**WRITTEN INSTRUCTION**
Only lines with the string "document" matter here; gather them from the material below.

**RECORDS FOR THIS TASK**
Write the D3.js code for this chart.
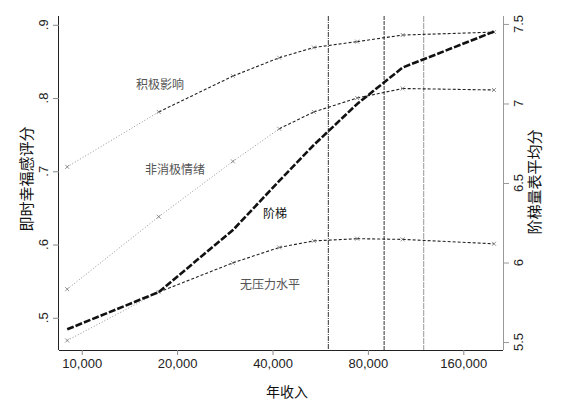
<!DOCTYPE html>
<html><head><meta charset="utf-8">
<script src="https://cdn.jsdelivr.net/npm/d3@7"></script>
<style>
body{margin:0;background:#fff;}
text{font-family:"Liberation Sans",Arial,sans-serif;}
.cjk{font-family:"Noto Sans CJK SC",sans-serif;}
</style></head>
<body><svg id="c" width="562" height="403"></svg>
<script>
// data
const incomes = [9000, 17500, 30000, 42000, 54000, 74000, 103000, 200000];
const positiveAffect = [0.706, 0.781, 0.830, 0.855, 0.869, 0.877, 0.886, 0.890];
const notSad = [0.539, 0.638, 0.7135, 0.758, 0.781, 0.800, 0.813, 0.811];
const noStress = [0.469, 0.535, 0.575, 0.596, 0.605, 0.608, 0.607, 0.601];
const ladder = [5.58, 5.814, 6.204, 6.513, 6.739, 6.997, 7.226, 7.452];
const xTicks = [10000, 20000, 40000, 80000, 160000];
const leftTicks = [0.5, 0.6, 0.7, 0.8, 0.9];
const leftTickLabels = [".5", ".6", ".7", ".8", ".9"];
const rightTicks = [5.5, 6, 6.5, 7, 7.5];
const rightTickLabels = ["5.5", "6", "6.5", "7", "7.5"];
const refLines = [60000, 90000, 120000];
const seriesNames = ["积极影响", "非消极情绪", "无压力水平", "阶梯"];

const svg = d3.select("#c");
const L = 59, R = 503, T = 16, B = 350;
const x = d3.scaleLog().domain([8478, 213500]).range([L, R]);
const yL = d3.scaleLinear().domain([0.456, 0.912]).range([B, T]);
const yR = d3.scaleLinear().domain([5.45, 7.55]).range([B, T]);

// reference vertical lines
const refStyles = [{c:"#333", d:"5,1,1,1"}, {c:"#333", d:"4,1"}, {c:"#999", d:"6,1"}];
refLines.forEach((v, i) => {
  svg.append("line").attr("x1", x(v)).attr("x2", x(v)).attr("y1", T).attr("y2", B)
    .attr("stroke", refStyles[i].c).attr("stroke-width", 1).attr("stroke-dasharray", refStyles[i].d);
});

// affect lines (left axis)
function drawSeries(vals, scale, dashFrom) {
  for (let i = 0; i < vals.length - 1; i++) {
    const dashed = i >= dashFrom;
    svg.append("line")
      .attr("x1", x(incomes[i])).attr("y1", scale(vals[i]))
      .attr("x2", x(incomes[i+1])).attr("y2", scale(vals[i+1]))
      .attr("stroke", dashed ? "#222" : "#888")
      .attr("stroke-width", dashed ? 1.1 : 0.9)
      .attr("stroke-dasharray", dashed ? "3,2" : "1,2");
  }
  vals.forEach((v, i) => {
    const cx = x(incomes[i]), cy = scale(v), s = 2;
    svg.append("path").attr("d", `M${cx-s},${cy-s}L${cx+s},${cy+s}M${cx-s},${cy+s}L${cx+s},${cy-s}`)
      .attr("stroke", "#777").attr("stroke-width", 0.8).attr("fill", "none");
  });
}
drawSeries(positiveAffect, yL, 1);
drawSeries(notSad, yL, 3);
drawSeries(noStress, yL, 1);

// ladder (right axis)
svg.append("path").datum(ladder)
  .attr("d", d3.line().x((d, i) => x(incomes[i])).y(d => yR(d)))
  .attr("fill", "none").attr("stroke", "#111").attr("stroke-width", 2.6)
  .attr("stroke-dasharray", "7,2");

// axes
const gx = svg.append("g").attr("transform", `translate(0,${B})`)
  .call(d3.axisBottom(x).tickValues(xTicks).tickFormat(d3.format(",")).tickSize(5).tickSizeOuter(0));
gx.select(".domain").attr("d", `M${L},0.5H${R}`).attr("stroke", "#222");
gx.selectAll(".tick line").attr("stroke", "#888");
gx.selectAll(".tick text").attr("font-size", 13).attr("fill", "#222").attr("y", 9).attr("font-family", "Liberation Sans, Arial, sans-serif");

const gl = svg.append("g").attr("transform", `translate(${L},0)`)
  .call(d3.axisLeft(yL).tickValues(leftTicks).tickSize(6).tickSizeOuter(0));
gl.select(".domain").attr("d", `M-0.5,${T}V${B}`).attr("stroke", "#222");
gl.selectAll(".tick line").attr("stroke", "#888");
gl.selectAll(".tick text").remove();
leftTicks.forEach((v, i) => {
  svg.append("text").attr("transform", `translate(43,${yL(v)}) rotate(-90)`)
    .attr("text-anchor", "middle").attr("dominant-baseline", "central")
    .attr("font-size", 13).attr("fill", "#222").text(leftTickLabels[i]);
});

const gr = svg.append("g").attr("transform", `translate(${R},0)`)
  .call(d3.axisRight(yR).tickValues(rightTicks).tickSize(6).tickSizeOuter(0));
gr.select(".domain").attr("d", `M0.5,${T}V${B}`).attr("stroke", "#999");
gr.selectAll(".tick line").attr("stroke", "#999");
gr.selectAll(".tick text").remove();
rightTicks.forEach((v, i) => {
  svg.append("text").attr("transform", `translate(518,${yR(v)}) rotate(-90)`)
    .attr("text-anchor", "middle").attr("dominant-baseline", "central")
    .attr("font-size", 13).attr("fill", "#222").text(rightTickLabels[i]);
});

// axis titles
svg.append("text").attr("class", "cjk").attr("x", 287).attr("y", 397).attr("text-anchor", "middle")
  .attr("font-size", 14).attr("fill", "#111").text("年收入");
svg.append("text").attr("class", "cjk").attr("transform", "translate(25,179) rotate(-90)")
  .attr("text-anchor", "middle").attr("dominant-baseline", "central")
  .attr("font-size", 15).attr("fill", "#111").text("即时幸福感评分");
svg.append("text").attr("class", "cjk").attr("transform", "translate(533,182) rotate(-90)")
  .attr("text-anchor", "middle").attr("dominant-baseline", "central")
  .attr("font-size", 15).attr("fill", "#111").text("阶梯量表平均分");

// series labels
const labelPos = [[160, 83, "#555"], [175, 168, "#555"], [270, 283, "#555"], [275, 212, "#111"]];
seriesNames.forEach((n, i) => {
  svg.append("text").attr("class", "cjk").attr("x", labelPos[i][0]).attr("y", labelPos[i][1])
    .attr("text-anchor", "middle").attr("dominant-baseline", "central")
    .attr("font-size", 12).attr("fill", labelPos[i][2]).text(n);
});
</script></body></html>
* * *
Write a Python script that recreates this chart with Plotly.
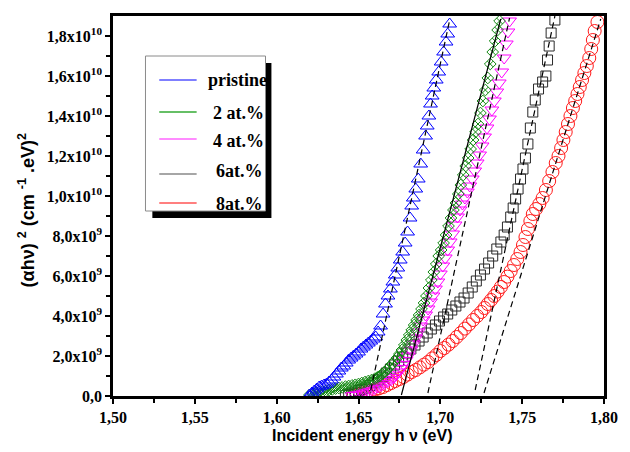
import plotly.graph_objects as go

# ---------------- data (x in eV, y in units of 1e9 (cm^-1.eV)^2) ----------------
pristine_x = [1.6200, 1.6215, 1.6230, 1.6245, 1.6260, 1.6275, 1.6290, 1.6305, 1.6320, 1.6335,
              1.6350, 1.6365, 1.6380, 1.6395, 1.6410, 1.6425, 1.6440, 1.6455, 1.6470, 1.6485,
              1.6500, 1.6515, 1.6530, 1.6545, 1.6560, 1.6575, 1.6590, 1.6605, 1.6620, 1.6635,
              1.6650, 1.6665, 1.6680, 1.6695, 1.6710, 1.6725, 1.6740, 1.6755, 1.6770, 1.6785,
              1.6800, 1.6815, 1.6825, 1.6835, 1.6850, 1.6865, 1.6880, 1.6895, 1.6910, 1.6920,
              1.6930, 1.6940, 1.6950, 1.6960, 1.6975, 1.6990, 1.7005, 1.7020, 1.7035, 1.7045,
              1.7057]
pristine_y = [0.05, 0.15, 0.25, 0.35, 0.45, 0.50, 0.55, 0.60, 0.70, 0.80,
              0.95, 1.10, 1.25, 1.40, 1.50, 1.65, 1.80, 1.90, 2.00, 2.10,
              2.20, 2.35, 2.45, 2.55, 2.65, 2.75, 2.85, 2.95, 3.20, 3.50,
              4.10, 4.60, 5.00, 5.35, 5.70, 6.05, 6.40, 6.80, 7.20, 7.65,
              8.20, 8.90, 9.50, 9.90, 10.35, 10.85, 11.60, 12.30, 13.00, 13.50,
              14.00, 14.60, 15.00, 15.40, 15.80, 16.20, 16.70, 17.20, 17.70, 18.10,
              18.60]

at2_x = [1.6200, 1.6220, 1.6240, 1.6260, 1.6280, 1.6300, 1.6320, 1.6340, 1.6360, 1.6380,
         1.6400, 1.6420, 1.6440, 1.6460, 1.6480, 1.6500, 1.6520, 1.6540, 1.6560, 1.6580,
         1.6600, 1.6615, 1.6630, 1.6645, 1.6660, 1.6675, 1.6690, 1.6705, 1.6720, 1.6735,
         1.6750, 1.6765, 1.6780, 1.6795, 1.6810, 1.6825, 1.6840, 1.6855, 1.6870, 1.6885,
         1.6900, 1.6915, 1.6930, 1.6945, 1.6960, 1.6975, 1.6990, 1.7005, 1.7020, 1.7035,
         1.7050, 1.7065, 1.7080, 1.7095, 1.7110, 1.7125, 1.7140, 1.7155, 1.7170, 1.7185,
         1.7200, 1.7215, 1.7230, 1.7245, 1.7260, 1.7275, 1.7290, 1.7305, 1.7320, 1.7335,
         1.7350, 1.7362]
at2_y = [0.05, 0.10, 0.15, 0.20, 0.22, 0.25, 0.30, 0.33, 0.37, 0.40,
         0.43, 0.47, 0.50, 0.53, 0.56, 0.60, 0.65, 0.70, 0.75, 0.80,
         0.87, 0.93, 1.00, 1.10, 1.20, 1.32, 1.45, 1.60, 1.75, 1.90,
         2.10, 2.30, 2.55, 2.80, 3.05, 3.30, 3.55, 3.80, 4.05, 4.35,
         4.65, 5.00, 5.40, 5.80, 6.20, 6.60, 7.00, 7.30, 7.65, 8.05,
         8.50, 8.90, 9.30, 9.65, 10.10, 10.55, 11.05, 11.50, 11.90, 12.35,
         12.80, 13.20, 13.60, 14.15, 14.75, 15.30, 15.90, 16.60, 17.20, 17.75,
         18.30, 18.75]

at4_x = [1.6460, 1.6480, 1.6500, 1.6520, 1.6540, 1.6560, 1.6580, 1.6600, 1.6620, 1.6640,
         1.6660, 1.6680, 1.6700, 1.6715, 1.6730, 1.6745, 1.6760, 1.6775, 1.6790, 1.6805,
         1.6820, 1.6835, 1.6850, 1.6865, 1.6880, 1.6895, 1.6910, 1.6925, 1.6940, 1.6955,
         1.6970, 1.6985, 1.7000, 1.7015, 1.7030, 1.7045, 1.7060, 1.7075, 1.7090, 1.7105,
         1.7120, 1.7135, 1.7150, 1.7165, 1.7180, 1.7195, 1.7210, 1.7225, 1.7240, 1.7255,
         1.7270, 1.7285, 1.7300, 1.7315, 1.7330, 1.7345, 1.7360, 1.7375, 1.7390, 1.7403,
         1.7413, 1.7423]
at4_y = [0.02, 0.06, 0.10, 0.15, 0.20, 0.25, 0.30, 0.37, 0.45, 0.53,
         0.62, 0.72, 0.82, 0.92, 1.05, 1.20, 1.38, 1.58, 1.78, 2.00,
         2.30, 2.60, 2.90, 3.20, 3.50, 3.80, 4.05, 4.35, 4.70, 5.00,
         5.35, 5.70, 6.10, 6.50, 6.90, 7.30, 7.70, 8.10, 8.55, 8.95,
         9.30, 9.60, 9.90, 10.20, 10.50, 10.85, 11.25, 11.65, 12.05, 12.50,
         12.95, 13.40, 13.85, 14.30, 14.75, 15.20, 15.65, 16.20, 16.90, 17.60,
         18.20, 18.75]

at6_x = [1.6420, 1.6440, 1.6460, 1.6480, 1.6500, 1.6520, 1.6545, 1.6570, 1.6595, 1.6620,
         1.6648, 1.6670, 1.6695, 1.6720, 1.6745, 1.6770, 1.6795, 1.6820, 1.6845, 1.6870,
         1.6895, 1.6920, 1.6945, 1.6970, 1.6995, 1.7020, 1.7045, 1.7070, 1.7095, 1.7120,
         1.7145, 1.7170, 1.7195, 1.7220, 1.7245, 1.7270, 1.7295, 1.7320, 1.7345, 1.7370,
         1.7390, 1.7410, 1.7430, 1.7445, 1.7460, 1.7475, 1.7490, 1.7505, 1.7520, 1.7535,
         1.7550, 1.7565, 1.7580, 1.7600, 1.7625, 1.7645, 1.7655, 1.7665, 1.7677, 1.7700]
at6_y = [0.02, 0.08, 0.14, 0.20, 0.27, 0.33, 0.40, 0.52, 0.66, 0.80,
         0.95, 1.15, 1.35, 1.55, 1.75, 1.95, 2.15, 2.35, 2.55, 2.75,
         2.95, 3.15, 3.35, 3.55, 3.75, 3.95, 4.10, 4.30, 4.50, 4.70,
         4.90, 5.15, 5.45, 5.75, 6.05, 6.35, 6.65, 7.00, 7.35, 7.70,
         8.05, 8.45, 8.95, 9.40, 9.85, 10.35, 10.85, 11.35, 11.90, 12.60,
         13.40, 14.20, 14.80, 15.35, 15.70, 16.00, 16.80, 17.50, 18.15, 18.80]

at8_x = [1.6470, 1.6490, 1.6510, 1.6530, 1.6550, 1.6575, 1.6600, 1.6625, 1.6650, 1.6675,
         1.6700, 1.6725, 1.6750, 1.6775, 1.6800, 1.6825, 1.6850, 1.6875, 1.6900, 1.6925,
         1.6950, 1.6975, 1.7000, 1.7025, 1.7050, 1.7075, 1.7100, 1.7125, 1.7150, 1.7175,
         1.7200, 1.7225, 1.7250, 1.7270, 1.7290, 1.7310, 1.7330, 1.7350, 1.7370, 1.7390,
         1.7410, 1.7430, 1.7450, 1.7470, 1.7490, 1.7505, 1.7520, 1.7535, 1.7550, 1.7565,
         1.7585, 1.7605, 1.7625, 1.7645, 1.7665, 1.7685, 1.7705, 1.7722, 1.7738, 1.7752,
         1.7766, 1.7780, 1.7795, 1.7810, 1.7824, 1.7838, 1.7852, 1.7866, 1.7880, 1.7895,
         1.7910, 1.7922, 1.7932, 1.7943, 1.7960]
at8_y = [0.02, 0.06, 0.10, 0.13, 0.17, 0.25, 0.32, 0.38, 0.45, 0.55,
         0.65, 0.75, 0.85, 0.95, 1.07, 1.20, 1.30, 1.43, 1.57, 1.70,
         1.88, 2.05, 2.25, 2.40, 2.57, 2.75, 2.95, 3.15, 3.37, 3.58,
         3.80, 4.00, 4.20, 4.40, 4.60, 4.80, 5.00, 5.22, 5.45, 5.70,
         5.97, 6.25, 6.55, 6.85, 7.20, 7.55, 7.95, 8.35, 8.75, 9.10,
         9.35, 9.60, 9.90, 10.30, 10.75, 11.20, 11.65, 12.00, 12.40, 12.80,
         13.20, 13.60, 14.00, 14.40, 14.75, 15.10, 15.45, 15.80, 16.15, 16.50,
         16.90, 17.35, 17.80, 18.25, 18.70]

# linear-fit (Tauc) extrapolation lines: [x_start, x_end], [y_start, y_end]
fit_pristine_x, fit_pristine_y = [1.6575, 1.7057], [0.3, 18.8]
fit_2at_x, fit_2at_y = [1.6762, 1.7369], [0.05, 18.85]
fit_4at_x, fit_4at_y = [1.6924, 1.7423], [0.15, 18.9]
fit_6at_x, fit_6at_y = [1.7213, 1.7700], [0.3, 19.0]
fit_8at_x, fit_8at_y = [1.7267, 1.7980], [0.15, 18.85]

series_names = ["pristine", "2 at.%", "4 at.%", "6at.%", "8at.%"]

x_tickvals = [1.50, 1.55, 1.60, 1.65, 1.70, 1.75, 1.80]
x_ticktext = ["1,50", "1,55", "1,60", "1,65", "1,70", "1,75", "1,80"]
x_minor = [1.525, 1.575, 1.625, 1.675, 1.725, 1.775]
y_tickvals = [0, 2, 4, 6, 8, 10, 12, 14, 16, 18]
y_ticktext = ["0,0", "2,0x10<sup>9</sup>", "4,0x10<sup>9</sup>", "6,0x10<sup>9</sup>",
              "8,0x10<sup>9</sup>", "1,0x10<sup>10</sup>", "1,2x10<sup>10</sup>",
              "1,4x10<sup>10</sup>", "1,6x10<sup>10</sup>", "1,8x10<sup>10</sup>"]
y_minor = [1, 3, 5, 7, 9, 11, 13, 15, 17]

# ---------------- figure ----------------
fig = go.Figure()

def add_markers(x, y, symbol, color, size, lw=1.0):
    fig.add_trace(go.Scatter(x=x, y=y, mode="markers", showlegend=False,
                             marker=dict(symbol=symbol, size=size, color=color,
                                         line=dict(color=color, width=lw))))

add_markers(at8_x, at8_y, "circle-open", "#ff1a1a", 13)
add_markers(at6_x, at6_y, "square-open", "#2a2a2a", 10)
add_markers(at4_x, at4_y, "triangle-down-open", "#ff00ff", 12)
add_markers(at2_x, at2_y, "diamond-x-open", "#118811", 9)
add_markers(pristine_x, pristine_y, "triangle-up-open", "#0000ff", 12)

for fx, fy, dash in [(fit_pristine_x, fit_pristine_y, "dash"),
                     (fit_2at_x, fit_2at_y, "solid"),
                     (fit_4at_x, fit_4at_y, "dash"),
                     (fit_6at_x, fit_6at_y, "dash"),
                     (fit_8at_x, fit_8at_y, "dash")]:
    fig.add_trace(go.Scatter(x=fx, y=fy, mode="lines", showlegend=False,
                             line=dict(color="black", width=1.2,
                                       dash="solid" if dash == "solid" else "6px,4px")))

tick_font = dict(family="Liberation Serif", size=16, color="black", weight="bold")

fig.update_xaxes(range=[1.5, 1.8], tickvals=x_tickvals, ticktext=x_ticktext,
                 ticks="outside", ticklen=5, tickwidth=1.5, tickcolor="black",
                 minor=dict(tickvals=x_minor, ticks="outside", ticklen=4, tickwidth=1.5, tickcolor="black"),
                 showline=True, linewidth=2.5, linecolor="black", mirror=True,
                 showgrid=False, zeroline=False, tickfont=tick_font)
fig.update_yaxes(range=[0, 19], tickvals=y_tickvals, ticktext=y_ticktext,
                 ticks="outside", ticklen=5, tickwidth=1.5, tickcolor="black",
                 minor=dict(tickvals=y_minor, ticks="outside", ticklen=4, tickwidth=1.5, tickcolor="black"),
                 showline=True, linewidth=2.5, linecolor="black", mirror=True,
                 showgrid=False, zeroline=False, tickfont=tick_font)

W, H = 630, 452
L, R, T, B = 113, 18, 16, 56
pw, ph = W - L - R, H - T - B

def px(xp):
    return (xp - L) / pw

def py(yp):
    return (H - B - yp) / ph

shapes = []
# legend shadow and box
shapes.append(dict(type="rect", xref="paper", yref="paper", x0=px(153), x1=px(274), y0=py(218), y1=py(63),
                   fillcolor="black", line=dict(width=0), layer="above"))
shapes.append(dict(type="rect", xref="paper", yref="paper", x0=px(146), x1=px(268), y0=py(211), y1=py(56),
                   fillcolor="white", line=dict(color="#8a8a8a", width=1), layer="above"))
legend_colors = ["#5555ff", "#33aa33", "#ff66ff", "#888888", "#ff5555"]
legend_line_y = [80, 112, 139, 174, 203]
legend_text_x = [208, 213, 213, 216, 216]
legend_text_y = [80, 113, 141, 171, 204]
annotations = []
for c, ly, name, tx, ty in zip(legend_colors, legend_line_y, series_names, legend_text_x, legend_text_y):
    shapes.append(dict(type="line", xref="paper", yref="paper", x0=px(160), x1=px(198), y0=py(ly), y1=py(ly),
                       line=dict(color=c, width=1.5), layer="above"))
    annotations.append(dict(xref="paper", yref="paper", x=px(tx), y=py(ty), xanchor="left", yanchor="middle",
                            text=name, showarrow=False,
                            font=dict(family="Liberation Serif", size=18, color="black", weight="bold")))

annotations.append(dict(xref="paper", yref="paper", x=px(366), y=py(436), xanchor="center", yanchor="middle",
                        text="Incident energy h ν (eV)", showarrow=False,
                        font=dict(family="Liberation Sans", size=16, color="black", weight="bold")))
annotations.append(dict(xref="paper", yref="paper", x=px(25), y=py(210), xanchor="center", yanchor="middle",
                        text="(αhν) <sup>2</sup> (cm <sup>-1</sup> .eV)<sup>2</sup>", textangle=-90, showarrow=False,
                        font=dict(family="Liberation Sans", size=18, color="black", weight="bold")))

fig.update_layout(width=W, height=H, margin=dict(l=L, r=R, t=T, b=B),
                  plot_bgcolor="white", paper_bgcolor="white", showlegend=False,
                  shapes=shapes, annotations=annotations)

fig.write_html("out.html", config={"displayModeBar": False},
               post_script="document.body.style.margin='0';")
* * *
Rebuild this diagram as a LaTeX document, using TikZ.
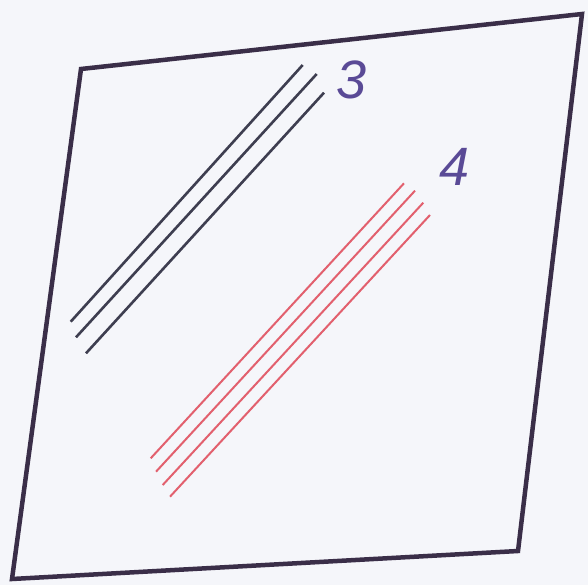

**SOLUTION TO THE EXERCISE**
               post_script="document.body.style.margin='0';")
Rebuild this diagram as a LaTeX document, using TikZ.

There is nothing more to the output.